Defining the value of golden hours has provided many hours of thoughtful conversation. I wish I had done this years ago, but perhaps the idea of golden hours is lost on youth. I was making a list of what comprised a golden hour event, and could only come up with maybe a dozen or so. In the ensuing conversations with friends and family, I decided the overarching definition of such an hour is that it must be restorative. To be restorative, it must be either enjoyable, rejuvenating, inspiring, meditative, or provide a feeling of accomplishment.  Of course, it could be all of these. So, then, certain things that were not originally on my list could be looked at in a different way to make the list. Like cleaning the bathroom. If I feel that the most restorative hour today would be one that provided a feeling of accomplishment, then I must choose something that can be completed within that hour. That could be cleaning the bathroom. I first must know what I need most, be it inspiration, joy etc. Then I must choose the purposeful activity that will provide that. My list is still fairly short, but I put neatness and clean-ness, and doing something nice for someone on it. Now it is infinite, and timeless, and wonderful.

Thursday, January 6, 2011

Live like there is a tomorrow

There is a popular song out right now that says: " live like you're dying". I have been a nurse for a long time and I have taken care of lots of people while they were dying and I don't want to live like that.
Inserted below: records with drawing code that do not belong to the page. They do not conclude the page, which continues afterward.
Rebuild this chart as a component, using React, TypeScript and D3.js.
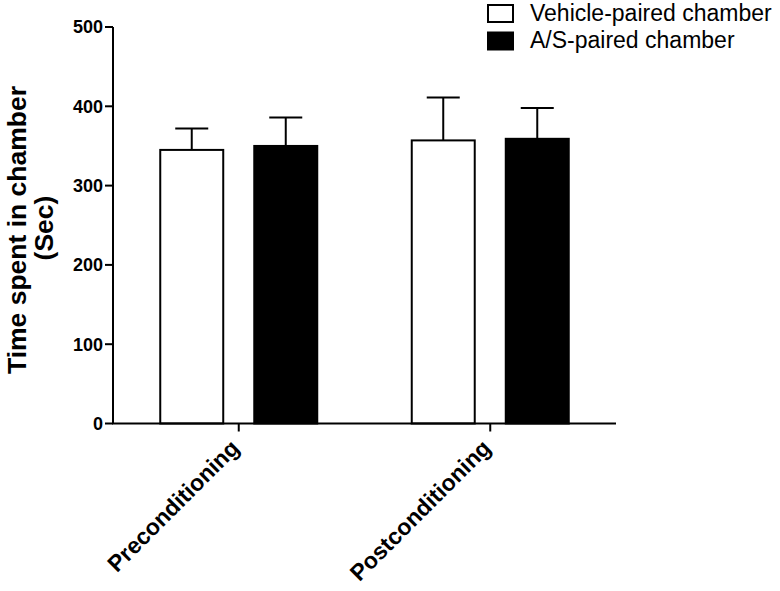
import React from "react";
import * as d3 from "d3";

const categories = ["Preconditioning", "Postconditioning"];
const series = ["Vehicle-paired chamber", "A/S-paired chamber"];
const seriesFill = ["#ffffff", "#000000"];
const meanValues = [
  [345, 350],
  [357, 359],
];
const errorValues = [
  [27, 36],
  [54, 39],
];
const yTicks = [0, 100, 200, 300, 400, 500];

const W = 780;
const H = 591;

export default function App() {
  const x0 = d3.scaleBand<string>().domain(categories).range([113, 616]).paddingInner(0).paddingOuter(0);
  const x1 = d3.scaleBand<string>().domain(series).range([-78.5, 78.5]).paddingInner(0.33).paddingOuter(0);
  const y = d3.scaleLinear().domain([0, 500]).range([423.5, 27]);
  const font = "'Liberation Sans', Arial, Helvetica, sans-serif";
  const capW = 33;

  return (
    <svg width={W} height={H} style={{ position: "absolute", left: 0, top: 0, background: "#fff" }} fontFamily={font}>
      {/* bars */}
      {categories.map((c, ci) => {
        const cx = (x0(c) as number) + x0.bandwidth() / 2;
        return (
          <g key={c}>
            {series.map((s, si) => {
              const bx = cx + (x1(s) as number);
              const bw = x1.bandwidth();
              const v = meanValues[ci][si];
              const e = errorValues[ci][si];
              const mid = bx + bw / 2;
              return (
                <g key={s}>
                  <line x1={mid} x2={mid} y1={y(v)} y2={y(v + e)} stroke="#000" strokeWidth={2} />
                  <line x1={mid - capW / 2} x2={mid + capW / 2} y1={y(v + e)} y2={y(v + e)} stroke="#000" strokeWidth={2} />
                  <rect x={bx} y={y(v)} width={bw} height={y(0) - y(v)} fill={seriesFill[si]} stroke="#000" strokeWidth={2} />
                </g>
              );
            })}
          </g>
        );
      })}

      {/* y axis */}
      <line x1={113} x2={113} y1={y(500)} y2={y(0)} stroke="#000" strokeWidth={2} />
      {yTicks.map((t) => (
        <g key={t}>
          <line x1={105} x2={113} y1={y(t)} y2={y(t)} stroke="#000" strokeWidth={2} />
          <text x={103} y={y(t)} dy="0.36em" textAnchor="end" fontSize={18} fontWeight="bold">
            {t}
          </text>
        </g>
      ))}

      {/* x axis */}
      <line x1={112} x2={616} y1={y(0)} y2={y(0)} stroke="#000" strokeWidth={2} />
      {categories.map((c) => {
        const cx = (x0(c) as number) + x0.bandwidth() / 2;
        return (
          <g key={c}>
            <line x1={cx} x2={cx} y1={y(0)} y2={y(0) + 8} stroke="#000" strokeWidth={2} />
            <text
              transform={`translate(${cx + 2},${y(0) + 26}) rotate(-45)`}
              textAnchor="end"
              fontSize={23}
              fontWeight="bold"
            >
              {c}
            </text>
          </g>
        );
      })}

      {/* y title */}
      <text transform="translate(25.5,230) rotate(-90)" textAnchor="middle" fontSize={26.5} fontWeight="bold">
        Time spent in chamber
      </text>
      <text transform="translate(52.5,228) rotate(-90)" textAnchor="middle" fontSize={26.5} fontWeight="bold">
        (Sec)
      </text>

      {/* legend */}
      {series.map((s, i) => (
        <g key={s}>
          <rect x={488} y={5 + i * 27.5} width={25} height={17} fill={seriesFill[i]} stroke="#000" strokeWidth={2} />
          <text x={530} y={20.5 + i * 27.5} fontSize={23}>
            {s}
          </text>
        </g>
      ))}
    </svg>
  );
}
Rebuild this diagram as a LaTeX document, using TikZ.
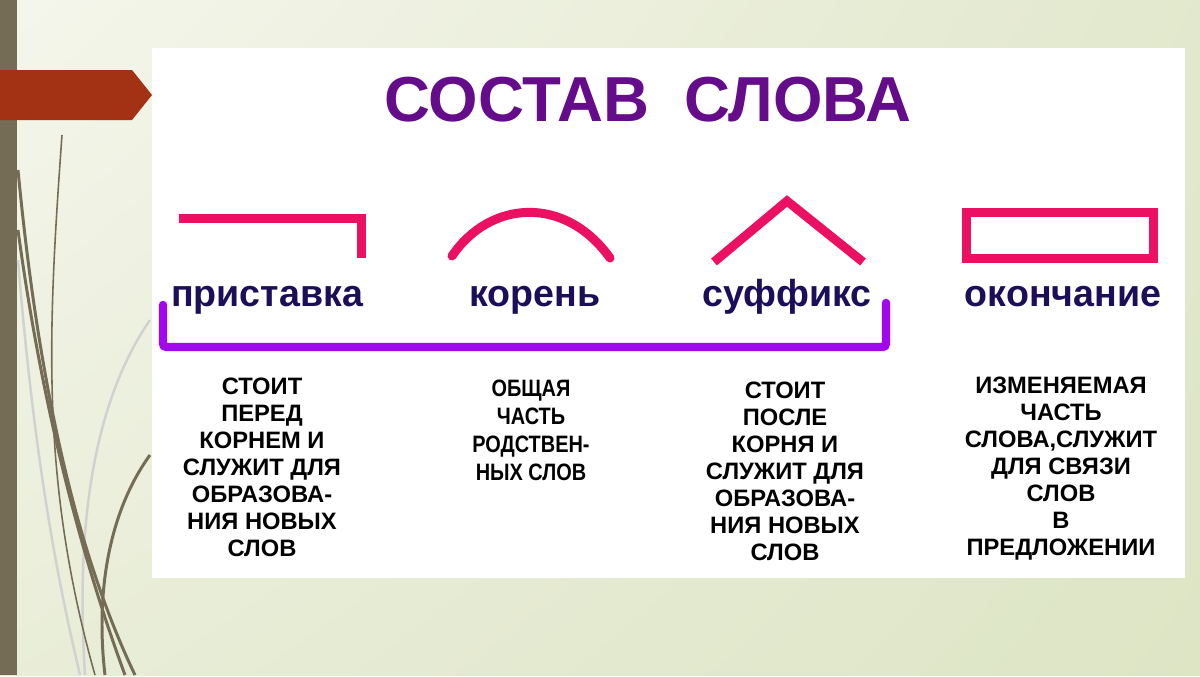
\documentclass[tikz,border=0pt]{standalone}
\usepackage{fontspec}
\setmainfont{Liberation Sans}
\newfontfamily\uzkij[FakeStretch=0.84]{Liberation Sans}
\usetikzlibrary{shadings}
\definecolor{fonsvet}{RGB}{245,246,236}
\definecolor{fontemn}{RGB}{221,229,197}
\definecolor{olivka}{RGB}{117,108,85}
\definecolor{kirpich}{RGB}{163,49,20}
\definecolor{malina}{RGB}{236,16,98}
\definecolor{fiolet}{RGB}{162,8,240}
\definecolor{temnosin}{RGB}{28,14,88}
\definecolor{zagolovok}{RGB}{100,12,138}
\tikzset{
  znak/.style={draw=malina, line width=5.1pt},
  chast/.style={font=\fontsize{21.4}{24}\selectfont\bfseries, text=temnosin, anchor=base, inner sep=0pt},
  opisanie/.style={font=\fontsize{13.5}{15.3}\selectfont\bfseries, align=center, anchor=north, inner sep=0pt},
  skobka/.style={draw=fiolet, line width=4.8pt, line cap=round, rounded corners=2pt},
  zagl/.style={font=\fontsize{36.2}{40}\selectfont\bfseries, text=zagolovok, inner sep=0pt},
  travinka/.style={draw=olivka, line width=1.7pt},
  travinkasv/.style={draw=black!18, line width=1.4pt}
}
\begin{document}
\begin{tikzpicture}[x=0.02cm, y=-0.02cm]
  \shade[upper left=fonsvet, upper right=fontemn!80!fonsvet, lower left=fontemn!50!fonsvet, lower right=fontemn] (0,0) rectangle (1200,675);
  \fill[olivka] (0,0) rectangle (17,675);
  \draw[travinkasv] (150,320) .. controls (95,400) and (75,520) .. (85,675);
  \draw[travinkasv] (18,260) .. controls (35,470) and (60,590) .. (80,675);
  \draw[travinka, line width=0.9pt] (62,135) .. controls (48,330) and (40,480) .. (95,675);
  \draw[travinka] (18,170) .. controls (40,400) and (80,560) .. (135,675);
  \draw[travinka] (18,230) .. controls (45,430) and (90,580) .. (125,675);
  \draw[travinka] (150,455) .. controls (110,510) and (95,590) .. (105,675);
  \fill[kirpich] (0,70) -- (132,70) -- (152,95) -- (132,120) -- (0,120) -- cycle;
  \fill[white] (152,48) rectangle (1185,578);

  \node (zagolovok) [zagl] at (648,100) {СОСТАВ\ \ СЛОВА};

  \draw[znak] (179,218.5) -- (361.5,218.5) -- (361.5,258);
  \draw[znak, line cap=round] (452,256) .. controls (490,200) and (565,195) .. (610,258);
  \draw[znak] (714,262) -- (787,201) -- (863,262);
  \draw[znak] (966.5,212.5) rectangle (1153.5,258.5);

  \node (pristavka) [chast] at (267,306) {приставка};
  \node (koren) [chast] at (535,306) {корень};
  \node (suffiks) [chast] at (787,306) {суффикс};
  \node (okonchanie) [chast] at (1063,306) {окончание};

  \draw[skobka] (163,305) -- (163,347) -- (886,347) -- (886,303);

  \node (opis1) [opisanie] at (262,378) {СТОИТ\\ПЕРЕД\\КОРНЕМ И\\СЛУЖИТ ДЛЯ\\ОБРАЗОВА-\\НИЯ НОВЫХ\\СЛОВ};
  \node (opis2) [opisanie, font=\uzkij\fontsize{13.5}{15.9}\selectfont\bfseries] at (531,380) {ОБЩАЯ\\ЧАСТЬ\\РОДСТВЕН-\\НЫХ СЛОВ};
  \node (opis3) [opisanie] at (785,382) {СТОИТ\\ПОСЛЕ\\КОРНЯ И\\СЛУЖИТ ДЛЯ\\ОБРАЗОВА-\\НИЯ НОВЫХ\\СЛОВ};
  \node (opis4) [opisanie] at (1061,377) {ИЗМЕНЯЕМАЯ\\ЧАСТЬ\\СЛОВА,СЛУЖИТ\\ДЛЯ СВЯЗИ\\СЛОВ\\В\\ПРЕДЛОЖЕНИИ};
\end{tikzpicture}
\end{document}
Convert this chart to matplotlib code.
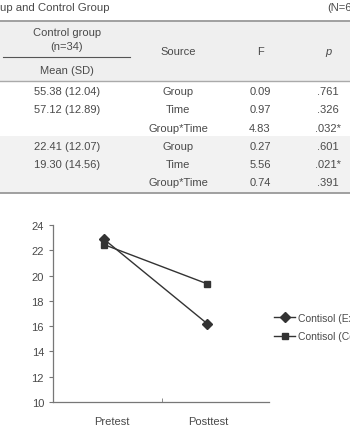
import matplotlib.pyplot as plt
from matplotlib.patches import Rectangle
from matplotlib.lines import Line2D

W, H = 350, 431

# table data
control_means = ["55.38 (12.04)", "57.12 (12.89)", "", "22.41 (12.07)", "19.30 (14.56)", ""]
sources = ["Group", "Time", "Group*Time", "Group", "Time", "Group*Time"]
f_values = ["0.09", "0.97", "4.83", "0.27", "5.56", "0.74"]
p_values = [".761", ".326", ".032*", ".601", ".021*", ".391"]

# chart data
times = ["Pretest", "Posttest"]
exp_cortisol = [22.87, 16.2]
ctl_cortisol = [22.45, 19.35]

plt.rcParams['font.family'] = ['Liberation Sans', 'DejaVu Sans']
txt_col = '#4a4a4a'

fig = plt.figure(figsize=(W / 100, H / 100), dpi=100)


def fx(x):
    return x / W


def fy(y):
    return 1 - y / H


def put(x, y, s, ha='center', size=8, **kw):
    fig.text(fx(x), fy(y), s, ha=ha, va='center', fontsize=size, color=txt_col, **kw)


# title line
put(0, 8, "up and Control Group", ha='left', size=8.2)
put(327, 8, "(N=6", ha='left', size=8)

# shaded bands
fig.patches.append(Rectangle((0, fy(82)), 1, (82 - 22) / H, transform=fig.transFigure,
                             facecolor='#efefef', edgecolor='none', zorder=0))
fig.patches.append(Rectangle((0, fy(194)), 1, (194 - 137) / H, transform=fig.transFigure,
                             facecolor='#f2f2f2', edgecolor='none', zorder=0))

# rules
for y, lw, c in [(22, 1.3, '#999999'), (82, 1.0, '#aaaaaa'), (194, 1.3, '#999999')]:
    fig.add_artist(Line2D([0, 1], [fy(y), fy(y)], transform=fig.transFigure, color=c, lw=lw))
fig.add_artist(Line2D([fx(3), fx(130)], [fy(58), fy(58)], transform=fig.transFigure,
                      color='#555555', lw=0.8))

# header
put(67, 33, "Control group")
put(67, 47, "(n=34)")
put(67, 71, "Mean (SD)")
put(178, 52, "Source")
put(260, 52, "F")
put(328, 52, "p", style='italic')

row_y = [92, 110, 129, 147, 165, 183]
for i, y in enumerate(row_y):
    if control_means[i]:
        put(67, y, control_means[i])
    put(178, y, sources[i])
    put(260, y, f_values[i])
    put(328, y, p_values[i])

# line chart
ax = fig.add_axes([fx(53), fy(403), (269 - 53) / W, (403 - 226) / H])
x = [0, 1]
ax.plot(x, exp_cortisol, color='#333333', lw=1, marker='D', ms=5,
        label="Contisol (Experimental group)")
ax.plot(x, ctl_cortisol, color='#333333', lw=1, marker='s', ms=4.5,
        label="Contisol (Control group)")
ax.set_xlim(-0.495, 1.6)
ax.set_ylim(10, 24)
ax.set_yticks(range(10, 25, 2))
ax.set_xticks([0.08, 1.01])
ax.set_xticklabels(times)
ax.tick_params(axis='x', length=0, pad=10, labelsize=8, labelcolor=txt_col)
ax.tick_params(axis='y', length=3, color='#777777', labelsize=8, labelcolor=txt_col)
ax.set_xticks([0.56], minor=True)
ax.tick_params(axis='x', which='minor', length=3, direction='in', color='#777777')
for s in ['top', 'right']:
    ax.spines[s].set_visible(False)
for s in ['left', 'bottom']:
    ax.spines[s].set_color('#777777')
    ax.spines[s].set_linewidth(0.9)

fig.legend(loc='center left', bbox_to_anchor=(fx(270), fy(328)), frameon=False,
           fontsize=7.5, handlelength=2.0, handletextpad=0.3, labelspacing=0.8,
           labelcolor=txt_col, borderaxespad=0)

fig.savefig('out.png', dpi=100)
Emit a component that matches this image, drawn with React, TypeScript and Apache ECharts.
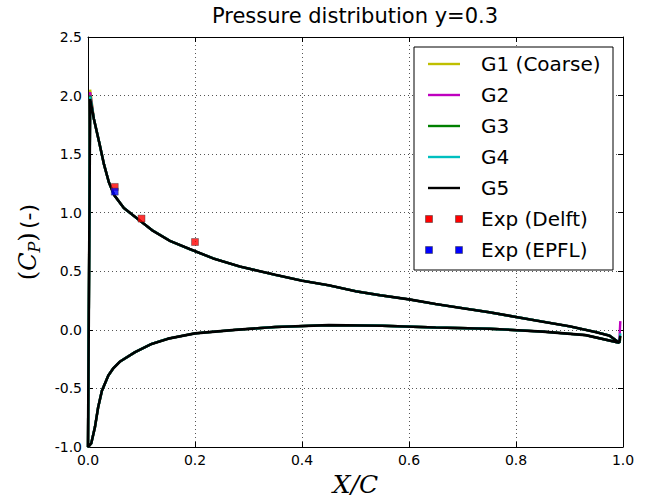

It is sad. Now I know that is not what the songwriter meant, but taken literally it seems to be a pretty morbid and introspective and maybe even selfish way to live. So I think that it would be better to live, not like there is no tomorrow, but that there is a tomorrow. A tomorrow that can be filled with joy and love and all the best that life has to offer. That would mean taking care of yourself today, eat right, be nice to the people and animals you share the planet with, pick up your trash...because you will be here tomorrow and you need to make sure it is all still healthy and good. You need to take care of the people God puts in your life so that they have the courage to live for tomorrow as well. We all have thoughts about saying goodbye, and how that would be, but better to just say "goodnight, it was a lovely day, see you tomorrow." I want to live prepared to enjoy each new day God purposes to give me, and at the end of it, make sure I have plans to enjoy tomorrow too, where ever I might be.

Sunday, January 2, 2011

Scrapbooks

I am working on a scrapbook for my daughter Mary that spans the years between her birth and age 21. I finished one for Jane, my oldest, several years ago. It takes a lot of time to make these, and it is laborious both physically and emotionally. Nowadays, one can upload lots of pictures to a photo website and make a tidy little book in a few hours. But the photos I have are not digital, they are hard copies that don't exist in any other form. I have ticket stubs and hand drawn pictures, cards, first place ribbons and all kinds of the detritus that follows children through their school years. The biggest difficulty is throwing the extra photos away. I have no intention of making any more books. I decided a few years ago that one of the best gifts I can leave to my children is not leaving a mess for them to clean up. So I am culling and editing the memorabilia, saving what I think will matter, and tossing what I think won't.  It is at the same time fun to see her growing up so beautifully, yet somehow sad to remember all the the passing moments, gone so fast. At the end of the day, her book is almost finished...only 3 more years to go.  Once this book is complete, it will be a gift that can rest on her child's lap, full of love, and hope and promise.